Another intriguing moment comes when Link and his daughter are talking about Mexicans. Link has some “old man” opinions (they’re taking jobs and such), but he’s not angry or mean about it. When his daughter gives him a more informed opinion, he’s open to changing his tune.  His issues come from ignorance, but he’s willing to grow.

The kicker is in the details of his criminal backstory. He was a member of a neo-Nazi biker gang, taking the fall for a crime he didn’t commit to protect his “brothers.” But in the pen, he came to realize how phony this gang’s beliefs were, and he decided to shed the hate-mongering skin he used to wear.  It all comes back to a father figure, too, in the form of Preacher (Michael Parks), the leader of the hate group who uses men like Link to further his cause without getting his own hands dirty.

There’s a great scene where they reunite after much time apart. Parks shows his true colors, and Link goes off on a rant that has been boiling for years.  It’s not a moment of a man passing responsibility for his crimes onto someone else, but of railing at the man he trusted for exploiting his weakness and sending him down the wrong road.  Between this and the father issues in Hacksaw Ridge, Gibson seems to acknowledge the problems that plague him.

These two films fit very much in Gibson’s wheelhouse while also containing gestures to show that he is aware of the darkness inside him. Gibson’s personal movies have always had positive portrayals of his protagonists’ fathers, but now he shows the ways a damaged father can affect a man — either ruining him, as with Link, or motivating him to change, as with Desmond Doss. These movies show us a man coming to terms with his youth.  Gibson wants to be a Desmond Doss, but he has come to the realization that he is Link.

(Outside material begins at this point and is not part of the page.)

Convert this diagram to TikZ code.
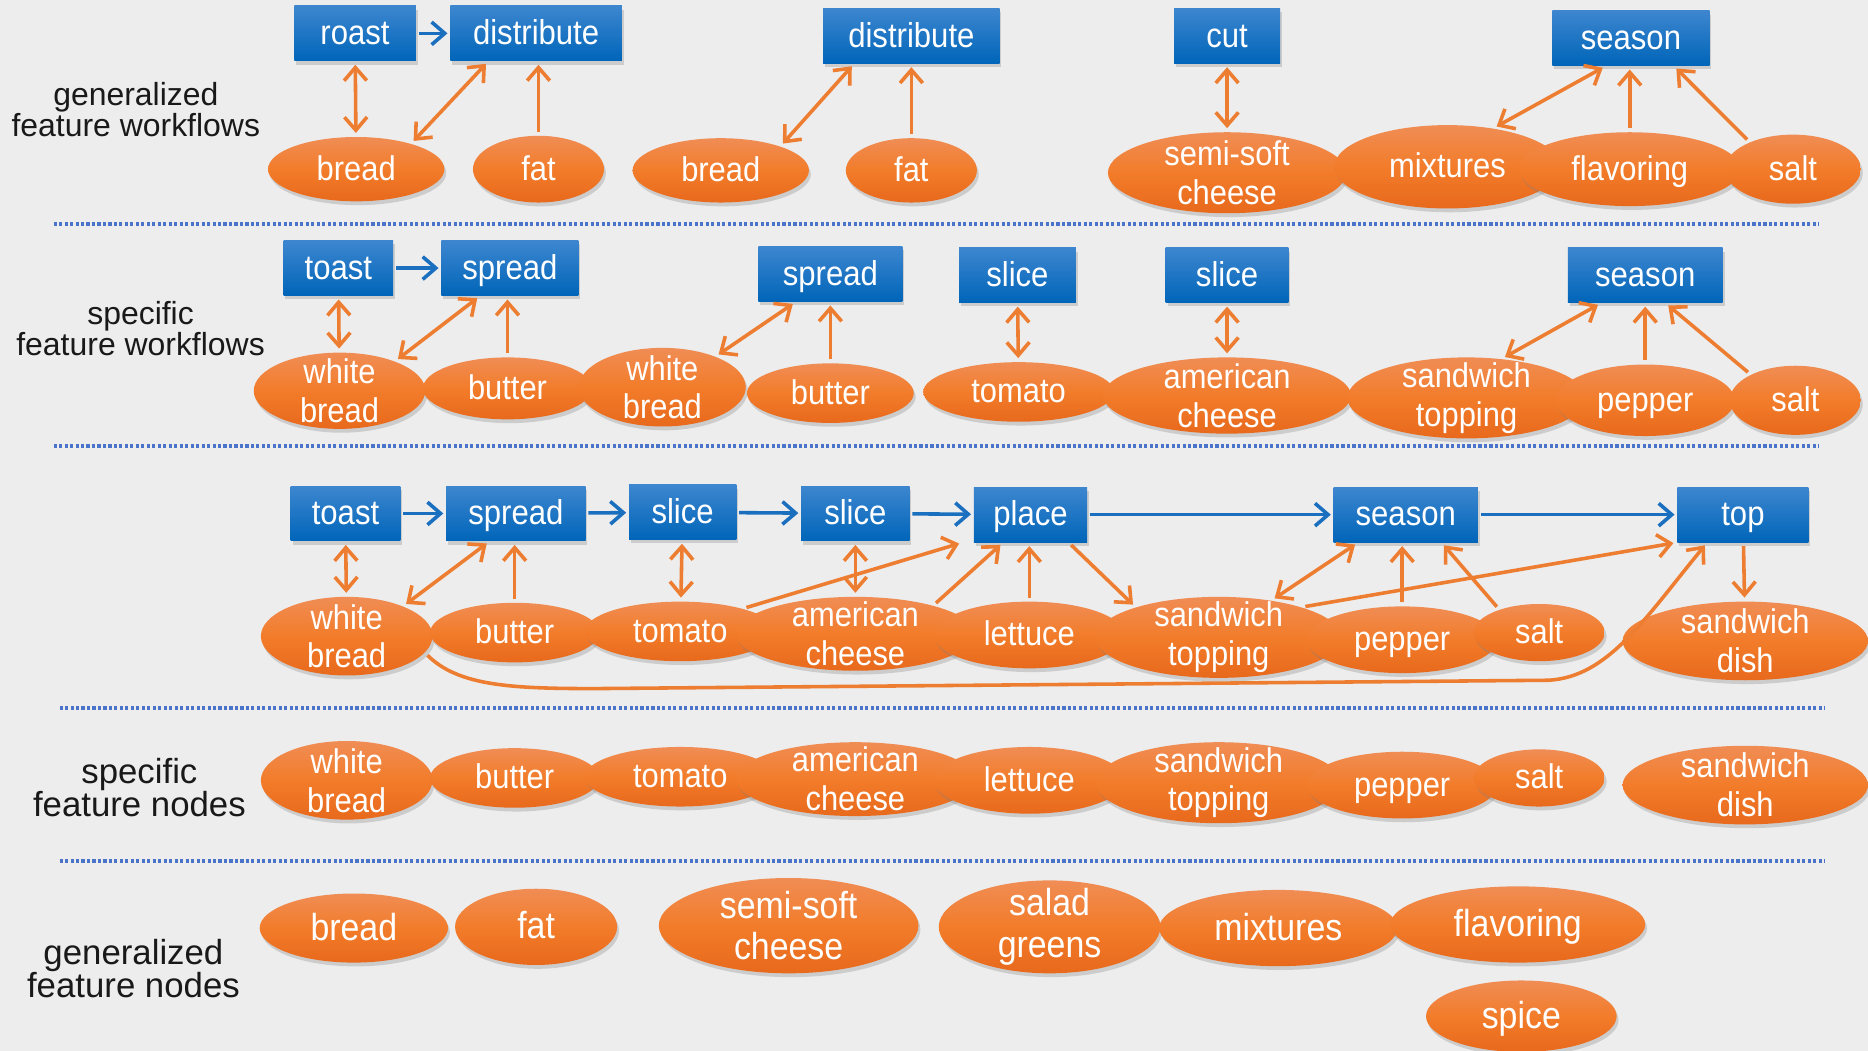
\documentclass[tikz,border=0pt]{standalone}
\usepackage{fontspec}
\setmainfont{Liberation Sans}
\newfontfamily\boxfont[FakeStretch=0.9]{Liberation Sans}
\newfontfamily\ovalfont[FakeStretch=0.9]{Liberation Sans}
\usetikzlibrary{shapes.geometric,arrows.meta,shadows,calc}

\definecolor{bg}{HTML}{EDEDED}
\definecolor{oarrow}{HTML}{ED7D31}
\definecolor{otop}{HTML}{F08D55}
\definecolor{omid}{HTML}{F27C2A}
\definecolor{obot}{HTML}{E8691C}
\definecolor{btop}{HTML}{3D86CF}
\definecolor{bbot}{HTML}{0065B9}
\definecolor{barrow}{HTML}{1A6FBF}
\definecolor{sepblue}{HTML}{4A74C9}

\tikzset{
  >={Straight Barb[length=5.5pt,width=9.5pt]},
  softshadow/.style={drop shadow={shadow xshift=0.8pt,shadow yshift=-1.6pt,opacity=0.3}},
  bbox/.style={rectangle, inner sep=0pt, minimum height=23pt, minimum width=#1pt,
    top color=btop, bottom color=bbot, text=white, softshadow,
    text height=12.1pt, text depth=2.6pt,
    font=\boxfont\fontsize{14.5}{16}\selectfont},
  oval/.style 2 args={ellipse, inner sep=-45pt, minimum width=#1pt, minimum height=#2pt,
    top color=otop, bottom color=obot, middle color=omid, text=white, softshadow,
    text height=12.1pt, text depth=2.9pt,
    align=center, font=\ovalfont\fontsize{14.4}{16.3}\selectfont},
  big/.style={font=\ovalfont\fontsize{15.8}{17.5}\selectfont,
    text height=13.3pt, text depth=3.2pt},
  two/.style={text height={}, text depth={}},
  lab/.style={align=center, text=black!90, font=\fontsize{13.4}{13}\selectfont},
  labbig/.style={align=center, text=black!90, font=\fontsize{14.6}{14}\selectfont},
  oarr/.style={draw=oarrow, line width=1.5pt, shorten <=1.5pt, shorten >=1.5pt},
  barr/.style={draw=barrow, line width=1.5pt, ->, shorten <=1pt, shorten >=1pt},
  sep/.style={draw=sepblue, line width=1.7pt, dash pattern=on 1.3pt off 1pt},
}

\begin{document}
\begin{tikzpicture}[x=0.5pt,y=-0.5pt]
% canvas
\fill[bg] (0,0) rectangle (1568,882);
\useasboundingbox (0,0) rectangle (1568,882);

% row captions
\node[lab] (lab1) at (114,92) {generalized\\feature workflows};
\node[lab] (lab2) at (118,276) {specific\\feature workflows};
\node[labbig] (lab4) at (117,661) {specific\\feature nodes};
\node[labbig] (lab5) at (112,813) {generalized\\feature nodes};

% separators
\draw[sep] (45,188) -- (1527,188);
\draw[sep] (45,374) -- (1527,374);
\draw[sep] (50,594) -- (1532,594);
\draw[sep] (50,723) -- (1532,723);

% ---------- generalized feature workflows ----------
\node[bbox=51] (roast) at (298,28) {roast};
\node[bbox=72] (dist1) at (450,28) {distribute};
\node[bbox=74] (dist2) at (765,30) {distribute};
\node[bbox=44.5] (cut) at (1030,30) {cut};
\node[bbox=66] (seas1) at (1369,32) {season};

\node[oval={74}{27}] (bread1) at (299,142) {bread};
\node[oval={55}{28}] (fat1) at (452,142) {fat};
\node[oval={74}{27}] (bread2) at (605,143) {bread};
\node[oval={55}{27}] (fat2) at (765,143) {fat};
\node[oval={100}{34},two] (ssc1) at (1030,145) {semi-soft\\cheese};
\node[oval={95}{35}] (mix1) at (1215,140) {mixtures};
\node[oval={93}{31}] (flav1) at (1368,142) {flavoring};
\node[oval={57}{29}] (salt1) at (1505,142) {salt};

\draw[barr] (roast) -- (dist1);
\draw[oarr,<->] (roast) -- (bread1);
\draw[oarr,<->] ($(dist1.south)+(-40,0)$) -- (bread1.25);
\draw[oarr,->] (fat1.north) -- (fat1.north |- dist1.south);
\draw[oarr,<->] ($(dist2.south)+(-48,0)$) -- (bread2.22);
\draw[oarr,->] (fat2) -- (dist2);
\draw[oarr,<->] (cut) -- (ssc1);
\draw[oarr,<->] ($(seas1.south)+(-21,0)$) -- (mix1.40);
\draw[oarr,->] (flav1.north) -- (flav1.north |- seas1.south);
\draw[oarr,->] (salt1.148) -- ($(seas1.south)+(36,0)$);

% ---------- specific feature workflows ----------
\node[bbox=46] (toast2) at (284,225) {toast};
\node[bbox=57.5] (spr2a) at (428,225) {spread};
\node[bbox=60.5] (spr2b) at (697,230) {spread};
\node[bbox=49] (slc2a) at (854,231) {slice};
\node[bbox=51.5] (slc2b) at (1030,231) {slice};
\node[bbox=65] (seas2) at (1381,231) {season};

\node[oval={72}{32},two] (wb2a) at (285,328) {white\\bread};
\node[oval={71}{26}] (but2a) at (426,326) {butter};
\node[oval={70}{33},two] (wb2b) at (556,325) {white\\bread};
\node[oval={70}{25}] (but2b) at (697,330) {butter};
\node[oval={80}{25}] (tom2) at (855,329) {tomato};
\node[oval={104}{32},two] (amc2) at (1030,332) {american\\cheese};
\node[oval={100}{34},two] (st2) at (1231,334) {sandwich\\topping};
\node[oval={75}{30}] (pep2) at (1381,336) {pepper};
\node[oval={55}{29}] (salt2) at (1507,336) {salt};

\draw[barr] (toast2) -- (spr2a);
\draw[oarr,<->] (toast2) -- (wb2a);
\draw[oarr,<->] ($(spr2a.south)+(-25,0)$) -- (wb2a.28);
\draw[oarr,->] (but2a.north) -- (but2a.north |- spr2a.south);
\draw[oarr,<->] ($(spr2b.south)+(-29,0)$) -- (wb2b.30);
\draw[oarr,->] (but2b) -- (spr2b);
\draw[oarr,<->] (slc2a) -- (tom2);
\draw[oarr,<->] (slc2b) -- (amc2);
\draw[oarr,<->] ($(seas2.south)+(-37,0)$) -- (st2.48);
\draw[oarr,->] (pep2) -- (seas2);
\draw[oarr,->] (salt2.150) -- ($(seas2.south)+(17,0)$);

% ---------- combined workflow ----------
\node[bbox=46] (toast3) at (290,431) {toast};
\node[bbox=58.5] (spr3) at (433,431) {spread};
\node[bbox=45] (slc3a) at (573,430) {slice};
\node[bbox=45.5] (slc3b) at (718,431) {slice};
\node[bbox=47.5] (place) at (865,432) {place};
\node[bbox=60.5] (seas3) at (1180,432) {season};
\node[bbox=55] (top) at (1463,432) {top};

\node[oval={72}{33},two] (wb3) at (291,534) {white\\bread};
\node[oval={71}{25}] (but3) at (432,531) {butter};
\node[oval={80}{25}] (tom3) at (571,530) {tomato};
\node[oval={100}{31},two] (amc3) at (718,532) {american\\cheese};
\node[oval={80}{28}] (let3) at (864,533) {lettuce};
\node[oval={103}{34},two] (st3) at (1023,535) {sandwich\\topping};
\node[oval={80}{28}] (pep3) at (1177,537) {pepper};
\node[oval={55}{24}] (salt3) at (1292,531) {salt};
\node[oval={103}{33},two] (sd3) at (1465,538) {sandwich\\dish};

\draw[barr] (toast3) -- (spr3);
\draw[barr] (spr3) -- (slc3a);
\draw[barr] (slc3a) -- (slc3b);
\draw[barr] (slc3b) -- (place);
\draw[barr] (place) -- (seas3);
\draw[barr] (seas3) -- (top);

\draw[oarr,<->] (toast3) -- (wb3);
\draw[oarr,<->] ($(spr3.south)+(-22,0)$) -- (wb3.28);
\draw[oarr,->] (but3.north) -- (but3.north |- spr3.south);
\draw[oarr,<->] (slc3a) -- (tom3);
\draw[oarr,<->] (slc3b) -- (amc3);
\draw[oarr,->] (tom3.20) -- ($(place.south)+(-57,0)$);
\draw[oarr,->] (amc3.20) -- ($(place.south)+(-23,0)$);
\draw[oarr,->] (let3.north) -- (let3.north |- place.south);
\draw[oarr,->] ($(place.south)+(32,0)$) -- (st3.160);
\draw[oarr,<->] ($(seas3.south)+(-40,0)$) -- (st3.35);
\draw[oarr,->] (pep3.north) -- (pep3.north |- seas3.south);
\draw[oarr,->] (salt3.150) -- ($(seas3.south)+(30,0)$);
\draw[oarr,->] (st3.20) -- (top.south west);
\draw[oarr,->] (wb3.-12) .. controls (385,576) and (430,578) .. (500,578)
  -- (1300,571) .. controls (1350,568) and (1380,520) .. ($(top.south)+(-30,0)$);
\draw[oarr,->] (top) -- (sd3);

% ---------- specific feature nodes ----------
\node[oval={72}{33},two] (wb4) at (291,655) {white\\bread};
\node[oval={71}{25}] (but4) at (432,653) {butter};
\node[oval={80}{25}] (tom4) at (571,652) {tomato};
\node[oval={100}{31},two] (amc4) at (718,654) {american\\cheese};
\node[oval={80}{28}] (let4) at (864,655) {lettuce};
\node[oval={103}{34},two] (st4) at (1023,657) {sandwich\\topping};
\node[oval={80}{28}] (pep4) at (1177,659) {pepper};
\node[oval={55}{24}] (salt4) at (1292,653) {salt};
\node[oval={103}{33},two] (sd4) at (1465,659) {sandwich\\dish};

% ---------- generalized feature nodes ----------
\node[oval={79}{29},big] (bread5) at (297,779) {bread};
\node[oval={68}{32},big] (fat5) at (450,778) {fat};
\node[oval={109}{40},big,two] (ssc5) at (662,777) {semi-soft\\cheese};
\node[oval={93}{39},big,two] (salad5) at (881,778) {salad\\greens};
\node[oval={100}{32},big] (mix5) at (1073,779) {mixtures};
\node[oval={107}{32},big] (flav5) at (1274,776) {flavoring};
\node[oval={80}{30},big] (spice5) at (1277,853) {spice};
\end{tikzpicture}
\end{document}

A broken man led astray by the father figure he followed to the ends of the Earth, but whose beliefs that were instilled by the man turned him into a pariah. A broken man that has realized almost too late that he was led astray, but was able to turn the corner with just enough time to help save his daughter and show her a different way. And a broken man, like many a Mel protagonist, can only truly redeem himself by sacrificing himself for his daughter’s sake. This could just be part of his sacrificial narrative obsession, putting it in the same arena as Braveheart and The Passion Of The Christ. Or it could be another glimpse into Mel’s psyche. That the only way he can be of use to the family he hurt is from a distance.

We talk about separating the artist from the art, and how that process is different for everyone.  But when the artist is quite clearly trying to atone for his sins, maybe there shouldn’t be a separation. Maybe we can look at a man’s life as it’s reflected in his art. Because the two movies Gibson made in 2016 share some strong differences in their content than the movies he made before the meltdown. Could it all be a coincidence? Or a cynical ploy to make himself look better? Possible. But until evidence proves otherwise, the discussion around Mel Gibson isn’t as black and white as some would like to make it. In an industry that purports to be left leaning, many seem to be unwilling to accept that someone may have been rehabilitated. An industry that makes tons of redemption stories, many seem unable to allow the idea of Gibson having changed. Those people want to boycott his work and Hollywood for giving him work are being too reactionary. Because all art reveals something about the artist. We didn’t see the meltdown coming in his art. Maybe we can see the redemption.